▸ CHALLENGE
Pictures aside, quote the whole listing exactly.

▸ SUPPLIED DATA
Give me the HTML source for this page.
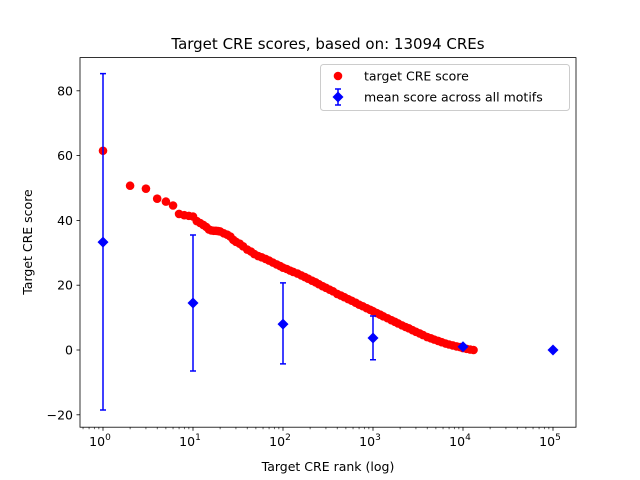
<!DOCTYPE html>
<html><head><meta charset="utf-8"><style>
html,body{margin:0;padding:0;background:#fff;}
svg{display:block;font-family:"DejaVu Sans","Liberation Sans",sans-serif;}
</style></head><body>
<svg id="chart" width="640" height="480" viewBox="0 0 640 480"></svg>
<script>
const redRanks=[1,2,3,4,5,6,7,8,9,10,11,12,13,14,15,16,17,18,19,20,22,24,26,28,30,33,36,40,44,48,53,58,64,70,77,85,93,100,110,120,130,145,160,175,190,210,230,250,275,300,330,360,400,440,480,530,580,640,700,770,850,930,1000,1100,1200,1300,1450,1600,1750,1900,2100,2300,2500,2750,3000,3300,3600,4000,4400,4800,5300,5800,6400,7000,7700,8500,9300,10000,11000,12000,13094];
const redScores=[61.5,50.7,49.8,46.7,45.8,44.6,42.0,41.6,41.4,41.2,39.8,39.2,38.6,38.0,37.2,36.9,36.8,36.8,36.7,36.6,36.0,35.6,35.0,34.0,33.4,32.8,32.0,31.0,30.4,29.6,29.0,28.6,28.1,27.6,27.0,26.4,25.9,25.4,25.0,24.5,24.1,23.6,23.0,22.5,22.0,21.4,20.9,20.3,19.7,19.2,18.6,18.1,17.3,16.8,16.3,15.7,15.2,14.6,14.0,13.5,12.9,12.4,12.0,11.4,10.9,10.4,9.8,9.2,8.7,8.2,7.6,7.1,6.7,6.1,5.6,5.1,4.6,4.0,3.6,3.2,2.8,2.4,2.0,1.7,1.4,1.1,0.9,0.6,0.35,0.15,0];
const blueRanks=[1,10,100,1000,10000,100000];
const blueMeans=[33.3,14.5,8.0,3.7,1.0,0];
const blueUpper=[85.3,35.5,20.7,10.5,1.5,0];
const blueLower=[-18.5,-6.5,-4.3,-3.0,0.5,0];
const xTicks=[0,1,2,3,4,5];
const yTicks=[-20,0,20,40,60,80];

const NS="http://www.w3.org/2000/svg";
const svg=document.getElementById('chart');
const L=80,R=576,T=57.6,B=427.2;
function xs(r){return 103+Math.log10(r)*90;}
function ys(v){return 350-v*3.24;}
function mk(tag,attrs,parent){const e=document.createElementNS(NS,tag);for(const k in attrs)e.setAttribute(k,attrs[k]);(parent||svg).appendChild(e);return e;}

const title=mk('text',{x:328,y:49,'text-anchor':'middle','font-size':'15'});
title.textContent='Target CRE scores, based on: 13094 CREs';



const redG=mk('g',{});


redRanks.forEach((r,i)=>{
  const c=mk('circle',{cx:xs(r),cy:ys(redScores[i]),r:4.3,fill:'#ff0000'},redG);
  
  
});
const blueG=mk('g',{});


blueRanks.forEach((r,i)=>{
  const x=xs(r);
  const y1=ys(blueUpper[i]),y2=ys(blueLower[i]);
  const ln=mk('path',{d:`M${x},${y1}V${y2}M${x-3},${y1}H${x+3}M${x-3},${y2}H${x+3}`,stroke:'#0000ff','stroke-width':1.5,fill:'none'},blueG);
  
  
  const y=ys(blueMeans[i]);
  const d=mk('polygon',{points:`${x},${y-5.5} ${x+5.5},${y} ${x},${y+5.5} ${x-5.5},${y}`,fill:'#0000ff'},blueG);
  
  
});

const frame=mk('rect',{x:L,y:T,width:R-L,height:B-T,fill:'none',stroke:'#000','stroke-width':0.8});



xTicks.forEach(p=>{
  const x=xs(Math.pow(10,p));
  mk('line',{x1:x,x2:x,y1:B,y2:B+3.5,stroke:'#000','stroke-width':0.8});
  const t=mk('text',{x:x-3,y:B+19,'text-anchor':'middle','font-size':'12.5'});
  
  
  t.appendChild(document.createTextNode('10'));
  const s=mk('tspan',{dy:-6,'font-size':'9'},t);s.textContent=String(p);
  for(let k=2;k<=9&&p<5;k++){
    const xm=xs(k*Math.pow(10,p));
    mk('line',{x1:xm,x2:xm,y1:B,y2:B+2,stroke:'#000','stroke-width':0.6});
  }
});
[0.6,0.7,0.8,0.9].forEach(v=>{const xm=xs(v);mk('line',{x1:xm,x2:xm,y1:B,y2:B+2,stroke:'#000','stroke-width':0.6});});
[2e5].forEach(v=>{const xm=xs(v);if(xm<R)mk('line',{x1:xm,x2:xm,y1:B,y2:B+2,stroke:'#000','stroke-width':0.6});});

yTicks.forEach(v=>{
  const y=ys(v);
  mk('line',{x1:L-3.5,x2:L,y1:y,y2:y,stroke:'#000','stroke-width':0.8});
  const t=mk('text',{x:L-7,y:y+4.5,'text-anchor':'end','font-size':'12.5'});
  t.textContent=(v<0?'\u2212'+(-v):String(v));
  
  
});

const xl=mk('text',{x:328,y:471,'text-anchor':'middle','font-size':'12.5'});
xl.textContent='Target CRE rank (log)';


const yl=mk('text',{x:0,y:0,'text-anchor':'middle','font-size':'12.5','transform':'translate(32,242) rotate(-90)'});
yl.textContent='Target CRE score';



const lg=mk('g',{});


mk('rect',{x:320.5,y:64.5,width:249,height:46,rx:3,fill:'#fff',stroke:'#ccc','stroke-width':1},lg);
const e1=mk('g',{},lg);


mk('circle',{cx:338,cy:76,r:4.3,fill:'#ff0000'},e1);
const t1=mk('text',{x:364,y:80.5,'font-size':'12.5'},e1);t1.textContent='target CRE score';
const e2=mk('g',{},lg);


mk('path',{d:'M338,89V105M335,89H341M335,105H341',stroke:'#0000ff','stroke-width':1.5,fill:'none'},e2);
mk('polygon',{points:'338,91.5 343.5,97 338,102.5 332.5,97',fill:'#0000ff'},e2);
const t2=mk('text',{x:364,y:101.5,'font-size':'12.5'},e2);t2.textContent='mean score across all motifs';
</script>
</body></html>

▸ TASK OUTPUT
Give me the HTML source for this page.
<!DOCTYPE html>
<html><head><meta charset="utf-8"><style>
html,body{margin:0;padding:0;background:#fff;}
svg{display:block;font-family:"DejaVu Sans","Liberation Sans",sans-serif;}
</style></head><body>
<svg id="chart" width="640" height="480" viewBox="0 0 640 480"></svg>
<script>
const redRanks=[1,2,3,4,5,6,7,8,9,10,11,12,13,14,15,16,17,18,19,20,22,24,26,28,30,33,36,40,44,48,53,58,64,70,77,85,93,100,110,120,130,145,160,175,190,210,230,250,275,300,330,360,400,440,480,530,580,640,700,770,850,930,1000,1100,1200,1300,1450,1600,1750,1900,2100,2300,2500,2750,3000,3300,3600,4000,4400,4800,5300,5800,6400,7000,7700,8500,9300,10000,11000,12000,13094];
const redScores=[61.5,50.7,49.8,46.7,45.8,44.6,42.0,41.6,41.4,41.2,39.8,39.2,38.6,38.0,37.2,36.9,36.8,36.8,36.7,36.6,36.0,35.6,35.0,34.0,33.4,32.8,32.0,31.0,30.4,29.6,29.0,28.6,28.1,27.6,27.0,26.4,25.9,25.4,25.0,24.5,24.1,23.6,23.0,22.5,22.0,21.4,20.9,20.3,19.7,19.2,18.6,18.1,17.3,16.8,16.3,15.7,15.2,14.6,14.0,13.5,12.9,12.4,12.0,11.4,10.9,10.4,9.8,9.2,8.7,8.2,7.6,7.1,6.7,6.1,5.6,5.1,4.6,4.0,3.6,3.2,2.8,2.4,2.0,1.7,1.4,1.1,0.9,0.6,0.35,0.15,0];
const blueRanks=[1,10,100,1000,10000,100000];
const blueMeans=[33.3,14.5,8.0,3.7,1.0,0];
const blueUpper=[85.3,35.5,20.7,10.5,1.5,0];
const blueLower=[-18.5,-6.5,-4.3,-3.0,0.5,0];
const xTicks=[0,1,2,3,4,5];
const yTicks=[-20,0,20,40,60,80];

const NS="http://www.w3.org/2000/svg";
const svg=document.getElementById('chart');
const L=80,R=576,T=57.6,B=427.2;
function xs(r){return 103+Math.log10(r)*90;}
function ys(v){return 350-v*3.24;}
function mk(tag,attrs,parent){const e=document.createElementNS(NS,tag);for(const k in attrs)e.setAttribute(k,attrs[k]);(parent||svg).appendChild(e);return e;}

const title=mk('text',{x:328,y:49,'text-anchor':'middle','font-size':'15'});
title.textContent='Target CRE scores, based on: 13094 CREs';



const redG=mk('g',{});


redRanks.forEach((r,i)=>{
  const c=mk('circle',{cx:xs(r),cy:ys(redScores[i]),r:4.3,fill:'#ff0000'},redG);
  
  
});
const blueG=mk('g',{});


blueRanks.forEach((r,i)=>{
  const x=xs(r);
  const y1=ys(blueUpper[i]),y2=ys(blueLower[i]);
  const ln=mk('path',{d:`M${x},${y1}V${y2}M${x-3},${y1}H${x+3}M${x-3},${y2}H${x+3}`,stroke:'#0000ff','stroke-width':1.5,fill:'none'},blueG);
  
  
  const y=ys(blueMeans[i]);
  const d=mk('polygon',{points:`${x},${y-5.5} ${x+5.5},${y} ${x},${y+5.5} ${x-5.5},${y}`,fill:'#0000ff'},blueG);
  
  
});

const frame=mk('rect',{x:L,y:T,width:R-L,height:B-T,fill:'none',stroke:'#000','stroke-width':0.8});



xTicks.forEach(p=>{
  const x=xs(Math.pow(10,p));
  mk('line',{x1:x,x2:x,y1:B,y2:B+3.5,stroke:'#000','stroke-width':0.8});
  const t=mk('text',{x:x-3,y:B+19,'text-anchor':'middle','font-size':'12.5'});
  
  
  t.appendChild(document.createTextNode('10'));
  const s=mk('tspan',{dy:-6,'font-size':'9'},t);s.textContent=String(p);
  for(let k=2;k<=9&&p<5;k++){
    const xm=xs(k*Math.pow(10,p));
    mk('line',{x1:xm,x2:xm,y1:B,y2:B+2,stroke:'#000','stroke-width':0.6});
  }
});
[0.6,0.7,0.8,0.9].forEach(v=>{const xm=xs(v);mk('line',{x1:xm,x2:xm,y1:B,y2:B+2,stroke:'#000','stroke-width':0.6});});
[2e5].forEach(v=>{const xm=xs(v);if(xm<R)mk('line',{x1:xm,x2:xm,y1:B,y2:B+2,stroke:'#000','stroke-width':0.6});});

yTicks.forEach(v=>{
  const y=ys(v);
  mk('line',{x1:L-3.5,x2:L,y1:y,y2:y,stroke:'#000','stroke-width':0.8});
  const t=mk('text',{x:L-7,y:y+4.5,'text-anchor':'end','font-size':'12.5'});
  t.textContent=(v<0?'\u2212'+(-v):String(v));
  
  
});

const xl=mk('text',{x:328,y:471,'text-anchor':'middle','font-size':'12.5'});
xl.textContent='Target CRE rank (log)';


const yl=mk('text',{x:0,y:0,'text-anchor':'middle','font-size':'12.5','transform':'translate(32,242) rotate(-90)'});
yl.textContent='Target CRE score';



const lg=mk('g',{});


mk('rect',{x:320.5,y:64.5,width:249,height:46,rx:3,fill:'#fff',stroke:'#ccc','stroke-width':1},lg);
const e1=mk('g',{},lg);


mk('circle',{cx:338,cy:76,r:4.3,fill:'#ff0000'},e1);
const t1=mk('text',{x:364,y:80.5,'font-size':'12.5'},e1);t1.textContent='target CRE score';
const e2=mk('g',{},lg);


mk('path',{d:'M338,89V105M335,89H341M335,105H341',stroke:'#0000ff','stroke-width':1.5,fill:'none'},e2);
mk('polygon',{points:'338,91.5 343.5,97 338,102.5 332.5,97',fill:'#0000ff'},e2);
const t2=mk('text',{x:364,y:101.5,'font-size':'12.5'},e2);t2.textContent='mean score across all motifs';
</script>
</body></html>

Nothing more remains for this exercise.